Indian industrialist billionaire Sajjan Jindal says his steel, paint, cement and energy conglomerate will supercharge its investments to around $65bn over the next seven years, aiming to profit from a national infrastructure push that has made India the world’s fastest-growing market for steel.
His family-led JSW Group also plans to expand into sectors from defence to electric vehicles and is seeking “aggressive growth” in renewable energy, Jindal said in an interview with the Financial Times.
The plans show how India’s biggest industrialists aim to capitalise on Prime Minister Narendra Modi’s priority to revitalise the country’s infrastructure and make it an economic powerhouse in Asia, as India is projected to overtake China as the world’s most populous country this year.
The government has budgeted Rs10tn ($122bn) to spend on building roads, railways and other infrastructure for the fiscal year beginning this month, a third higher than the previous year. Such an acceleration is why JSW Group is “so bullish”, its chair said.
Although JSW is smaller than the storied Tata Group, which JSW competes with for the title of India’s biggest private-sector steelmaker, Jindal is one of the few billionaires whose influence straddles India’s economy.
Taking over a portion of his politician-industrialist father’s business empire, Jindal has led JSW Group as chair since 2011, growing its metals business into India’s biggest listed steel company by market value at Rs1.7tn.
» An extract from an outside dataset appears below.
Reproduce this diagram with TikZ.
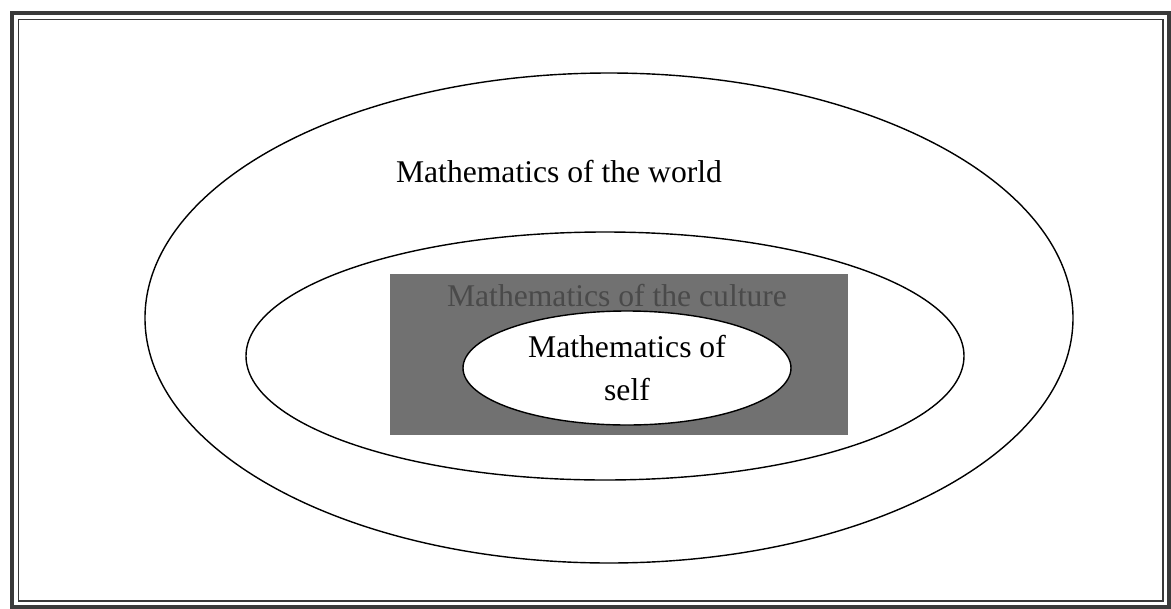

The group also has a listed energy business and unlisted paint, cement and ports units.
Jindal was one of the business leaders who initially agreed to back rival industrialist Gautam Adani, after the tycoon’s empire came under fire from New York-based short seller Hindenburg Research. A scheduled public share sale was pulled, although Jindal had agreed to take a stake.
India is “a very small club”, said Jindal, and his motivation was “to have solidarity with our colleagues in the industry”, adding Adani did not call on him to put in money.
“Adani will get this as a learning experience and then take accordingly measured steps for the future,” he said. “Overleveraging is a double-edged sword — you can grow fast but if God forbid something was to go wrong, then it can take you face down into the mud.”
“I think this Hindenburg thing has had a telling blow or telling effect on Adani. Their growth will slow down . . . but I’m sure they will bounce back,” he said, adding Adani had “good assets on the ground”.
Jindal said he was wary of leveraging and that JSW’s $65bn-$67bn investment plan to expand existing business lines and open entirely new ones — more than double the $25bn he said it invested over the past decade — will be mostly financed by the group’s own cash and selling shares.
Steel is “a cyclical business, and we cannot afford to have a high-leverage regime”, he said.
JSW Steel swung to an unexpected net loss in its September quarter before recovering the following quarter, underscoring its exposure to both commodity price turbulence and shifting steel demand.
India’s infrastructure splurge is expected to fuel steel orders. The World Steel Association estimates India’s steel needs will swell 6.7 per cent from 2022 to 2023, compared with a global growth rate of 1 per cent.
To grab market share, JSW says it will boost total steel production capacity from 28mn tonnes in the 2021-22 financial year to 39mn tonnes in the year ending March 2024.
Jindal added that JSW would borrow to help finance expansion in renewable energy. It recently bought 1.75GW worth of wind and solar assets for $1.5bn, $1bn of which Jindal said was debt. However, the group aimed to be “the least leveraged company within the energy space”.
JSW Group’s total debts stood at $10bn, he said, against revenues of $22bn and operating profits of $6bn for the 2022 financial year.
Using its mining experience, Jindal said JSW would “100 per cent” be bidding for lithium blocks in India’s Jammu and Kashmir region, which the government is set to auction this year.
Lithium is integral to batteries, and the industrialist said he wanted to manufacture electric cars, reviving a project the company started in 2017 but failed to progress.